- **Work to do**:
Return the listing below unchanged, minus its pictures.

- **Data lines**:
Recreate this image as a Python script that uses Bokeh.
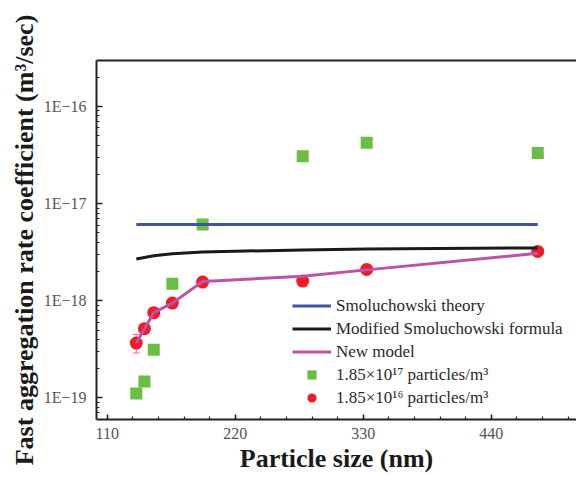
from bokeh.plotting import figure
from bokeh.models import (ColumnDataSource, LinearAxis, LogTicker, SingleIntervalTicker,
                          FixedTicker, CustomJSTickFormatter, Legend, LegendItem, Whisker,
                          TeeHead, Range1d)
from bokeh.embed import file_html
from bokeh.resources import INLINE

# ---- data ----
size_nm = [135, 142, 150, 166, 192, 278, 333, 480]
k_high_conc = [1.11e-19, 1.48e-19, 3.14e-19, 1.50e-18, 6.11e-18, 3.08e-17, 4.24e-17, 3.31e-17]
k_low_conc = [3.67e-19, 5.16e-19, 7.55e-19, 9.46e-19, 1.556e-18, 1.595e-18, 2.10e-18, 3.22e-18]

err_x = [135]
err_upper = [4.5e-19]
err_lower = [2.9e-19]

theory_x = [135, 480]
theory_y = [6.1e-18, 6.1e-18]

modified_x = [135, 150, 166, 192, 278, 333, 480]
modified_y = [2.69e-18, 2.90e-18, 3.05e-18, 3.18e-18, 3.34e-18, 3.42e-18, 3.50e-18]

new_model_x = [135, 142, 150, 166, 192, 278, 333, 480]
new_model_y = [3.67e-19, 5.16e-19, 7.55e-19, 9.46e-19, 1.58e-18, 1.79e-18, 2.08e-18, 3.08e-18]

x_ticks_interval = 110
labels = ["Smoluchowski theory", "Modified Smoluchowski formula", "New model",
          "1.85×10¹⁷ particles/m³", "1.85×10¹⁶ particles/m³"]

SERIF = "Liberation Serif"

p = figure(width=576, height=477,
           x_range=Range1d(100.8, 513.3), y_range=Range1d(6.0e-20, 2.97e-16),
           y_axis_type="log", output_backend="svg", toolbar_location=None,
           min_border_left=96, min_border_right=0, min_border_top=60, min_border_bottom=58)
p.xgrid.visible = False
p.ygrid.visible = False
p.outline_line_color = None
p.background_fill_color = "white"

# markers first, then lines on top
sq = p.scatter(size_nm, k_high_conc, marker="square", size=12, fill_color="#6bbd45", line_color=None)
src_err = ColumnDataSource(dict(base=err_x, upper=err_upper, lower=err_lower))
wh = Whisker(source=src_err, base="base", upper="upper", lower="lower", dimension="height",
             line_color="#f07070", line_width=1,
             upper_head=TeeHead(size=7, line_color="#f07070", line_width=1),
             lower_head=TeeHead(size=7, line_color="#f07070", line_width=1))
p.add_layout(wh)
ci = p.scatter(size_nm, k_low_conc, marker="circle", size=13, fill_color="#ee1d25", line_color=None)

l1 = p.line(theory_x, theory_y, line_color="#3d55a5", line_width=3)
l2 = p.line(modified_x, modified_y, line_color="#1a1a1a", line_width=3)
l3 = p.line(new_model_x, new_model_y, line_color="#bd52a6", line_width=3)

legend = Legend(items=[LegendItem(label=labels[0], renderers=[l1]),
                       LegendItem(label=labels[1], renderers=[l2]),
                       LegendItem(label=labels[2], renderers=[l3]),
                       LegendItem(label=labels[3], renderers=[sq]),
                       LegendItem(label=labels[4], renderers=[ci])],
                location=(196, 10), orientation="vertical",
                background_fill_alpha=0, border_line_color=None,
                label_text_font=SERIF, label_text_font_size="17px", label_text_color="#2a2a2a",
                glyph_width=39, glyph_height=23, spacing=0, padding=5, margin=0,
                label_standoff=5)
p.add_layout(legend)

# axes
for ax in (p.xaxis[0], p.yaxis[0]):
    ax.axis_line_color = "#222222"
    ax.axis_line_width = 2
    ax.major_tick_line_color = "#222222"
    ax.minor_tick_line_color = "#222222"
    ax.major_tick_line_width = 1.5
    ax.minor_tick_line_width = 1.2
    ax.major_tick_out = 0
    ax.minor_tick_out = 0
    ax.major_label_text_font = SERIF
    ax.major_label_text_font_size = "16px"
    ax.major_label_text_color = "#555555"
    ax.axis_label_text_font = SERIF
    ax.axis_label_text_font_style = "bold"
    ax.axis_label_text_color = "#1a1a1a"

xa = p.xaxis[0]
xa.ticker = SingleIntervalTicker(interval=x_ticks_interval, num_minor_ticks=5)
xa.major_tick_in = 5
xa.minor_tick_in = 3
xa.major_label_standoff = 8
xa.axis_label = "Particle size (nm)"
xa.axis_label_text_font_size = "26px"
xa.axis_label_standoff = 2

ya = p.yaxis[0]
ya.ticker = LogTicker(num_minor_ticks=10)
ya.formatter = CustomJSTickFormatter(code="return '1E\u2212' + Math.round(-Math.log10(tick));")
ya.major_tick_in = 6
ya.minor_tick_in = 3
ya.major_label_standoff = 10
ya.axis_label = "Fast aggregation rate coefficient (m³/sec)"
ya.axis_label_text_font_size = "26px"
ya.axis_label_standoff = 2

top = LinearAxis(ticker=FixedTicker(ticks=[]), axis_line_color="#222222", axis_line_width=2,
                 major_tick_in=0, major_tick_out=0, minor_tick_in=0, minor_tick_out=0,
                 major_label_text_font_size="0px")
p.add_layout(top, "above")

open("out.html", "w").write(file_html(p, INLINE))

- **Full output**:
Recreate this image as a Python script that uses Bokeh.
from bokeh.plotting import figure
from bokeh.models import (ColumnDataSource, LinearAxis, LogTicker, SingleIntervalTicker,
                          FixedTicker, CustomJSTickFormatter, Legend, LegendItem, Whisker,
                          TeeHead, Range1d)
from bokeh.embed import file_html
from bokeh.resources import INLINE

# ---- data ----
size_nm = [135, 142, 150, 166, 192, 278, 333, 480]
k_high_conc = [1.11e-19, 1.48e-19, 3.14e-19, 1.50e-18, 6.11e-18, 3.08e-17, 4.24e-17, 3.31e-17]
k_low_conc = [3.67e-19, 5.16e-19, 7.55e-19, 9.46e-19, 1.556e-18, 1.595e-18, 2.10e-18, 3.22e-18]

err_x = [135]
err_upper = [4.5e-19]
err_lower = [2.9e-19]

theory_x = [135, 480]
theory_y = [6.1e-18, 6.1e-18]

modified_x = [135, 150, 166, 192, 278, 333, 480]
modified_y = [2.69e-18, 2.90e-18, 3.05e-18, 3.18e-18, 3.34e-18, 3.42e-18, 3.50e-18]

new_model_x = [135, 142, 150, 166, 192, 278, 333, 480]
new_model_y = [3.67e-19, 5.16e-19, 7.55e-19, 9.46e-19, 1.58e-18, 1.79e-18, 2.08e-18, 3.08e-18]

x_ticks_interval = 110
labels = ["Smoluchowski theory", "Modified Smoluchowski formula", "New model",
          "1.85×10¹⁷ particles/m³", "1.85×10¹⁶ particles/m³"]

SERIF = "Liberation Serif"

p = figure(width=576, height=477,
           x_range=Range1d(100.8, 513.3), y_range=Range1d(6.0e-20, 2.97e-16),
           y_axis_type="log", output_backend="svg", toolbar_location=None,
           min_border_left=96, min_border_right=0, min_border_top=60, min_border_bottom=58)
p.xgrid.visible = False
p.ygrid.visible = False
p.outline_line_color = None
p.background_fill_color = "white"

# markers first, then lines on top
sq = p.scatter(size_nm, k_high_conc, marker="square", size=12, fill_color="#6bbd45", line_color=None)
src_err = ColumnDataSource(dict(base=err_x, upper=err_upper, lower=err_lower))
wh = Whisker(source=src_err, base="base", upper="upper", lower="lower", dimension="height",
             line_color="#f07070", line_width=1,
             upper_head=TeeHead(size=7, line_color="#f07070", line_width=1),
             lower_head=TeeHead(size=7, line_color="#f07070", line_width=1))
p.add_layout(wh)
ci = p.scatter(size_nm, k_low_conc, marker="circle", size=13, fill_color="#ee1d25", line_color=None)

l1 = p.line(theory_x, theory_y, line_color="#3d55a5", line_width=3)
l2 = p.line(modified_x, modified_y, line_color="#1a1a1a", line_width=3)
l3 = p.line(new_model_x, new_model_y, line_color="#bd52a6", line_width=3)

legend = Legend(items=[LegendItem(label=labels[0], renderers=[l1]),
                       LegendItem(label=labels[1], renderers=[l2]),
                       LegendItem(label=labels[2], renderers=[l3]),
                       LegendItem(label=labels[3], renderers=[sq]),
                       LegendItem(label=labels[4], renderers=[ci])],
                location=(196, 10), orientation="vertical",
                background_fill_alpha=0, border_line_color=None,
                label_text_font=SERIF, label_text_font_size="17px", label_text_color="#2a2a2a",
                glyph_width=39, glyph_height=23, spacing=0, padding=5, margin=0,
                label_standoff=5)
p.add_layout(legend)

# axes
for ax in (p.xaxis[0], p.yaxis[0]):
    ax.axis_line_color = "#222222"
    ax.axis_line_width = 2
    ax.major_tick_line_color = "#222222"
    ax.minor_tick_line_color = "#222222"
    ax.major_tick_line_width = 1.5
    ax.minor_tick_line_width = 1.2
    ax.major_tick_out = 0
    ax.minor_tick_out = 0
    ax.major_label_text_font = SERIF
    ax.major_label_text_font_size = "16px"
    ax.major_label_text_color = "#555555"
    ax.axis_label_text_font = SERIF
    ax.axis_label_text_font_style = "bold"
    ax.axis_label_text_color = "#1a1a1a"

xa = p.xaxis[0]
xa.ticker = SingleIntervalTicker(interval=x_ticks_interval, num_minor_ticks=5)
xa.major_tick_in = 5
xa.minor_tick_in = 3
xa.major_label_standoff = 8
xa.axis_label = "Particle size (nm)"
xa.axis_label_text_font_size = "26px"
xa.axis_label_standoff = 2

ya = p.yaxis[0]
ya.ticker = LogTicker(num_minor_ticks=10)
ya.formatter = CustomJSTickFormatter(code="return '1E\u2212' + Math.round(-Math.log10(tick));")
ya.major_tick_in = 6
ya.minor_tick_in = 3
ya.major_label_standoff = 10
ya.axis_label = "Fast aggregation rate coefficient (m³/sec)"
ya.axis_label_text_font_size = "26px"
ya.axis_label_standoff = 2

top = LinearAxis(ticker=FixedTicker(ticks=[]), axis_line_color="#222222", axis_line_width=2,
                 major_tick_in=0, major_tick_out=0, minor_tick_in=0, minor_tick_out=0,
                 major_label_text_font_size="0px")
p.add_layout(top, "above")

open("out.html", "w").write(file_html(p, INLINE))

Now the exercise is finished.